3. Jonathan Papelbon
8 of 10In 2010, great concern swelled about Papelbon as his walks continued to spiral upward and he became somewhat homer-vulnerable. In 2011, he quashed that worry by sharpening his command, posting a preposterous 8.70 strikeout-to-walk ratio and saving 31 of 34 chances.
Therein lies the rub.
Papelbon IS a risk. He COULD still burn out. It seems that too many have allowed 2011 to totally assuage the fears that 2010 stirred. Papelbon has great stuff, but between the natural fungibility of relief pitchers and the risk factors in play, he's overvalued.
2. Michael Cuddyer
9 of 10That Cuddyer is in line for such a lavish deal is not dumb. It is not asinine. It's just a bit extravagant.
Cuddyer has power, and a rifle arm when he is assigned to the outfield. His hit tool is fair; he makes contact well for a guy with 30-homer upside and he draws walks at an average rate.
What Cuddyer does not have is a secondary skill set. He doesn't work counts; walks are a function of simply being pitched around occasionally.

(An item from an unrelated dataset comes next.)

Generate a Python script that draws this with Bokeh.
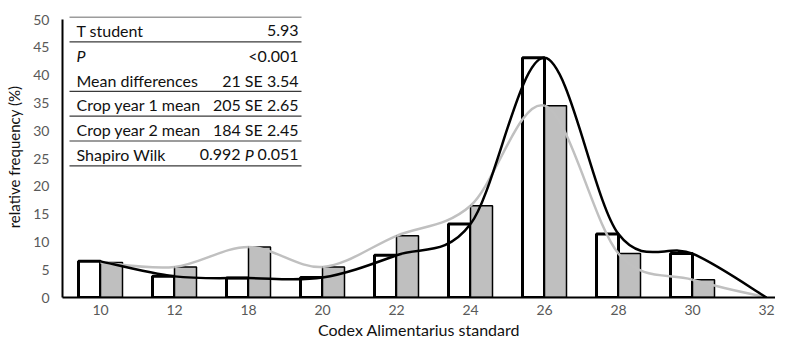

He bats right-handed. He is slow, and he has no true defensive position.
A one-dimensional player with only nominal versatility should not be in line for $25 million or more, but here stands Cuddyer.
1. Aramis Ramirez
10 of 10Ramirez has measurably better power than Cuddyer, and though he draws few walks and ends up with a solid but unspectacular OBP most years, he is a terrific pure hitter.
He just isn't any good at anything else.
Ramirez is a woeful base-runner, and a worse defender. He consistently plays much too close to the bag at third base, and though his hands and arm are solid-average, his range is atrocious.
He's become a first baseman on the wrong side of the diamond, and as his bat ages and he relies more and more on fly balls, Ramirez is near a production breakdown. He will nonetheless get a handsome three-year deal this winter.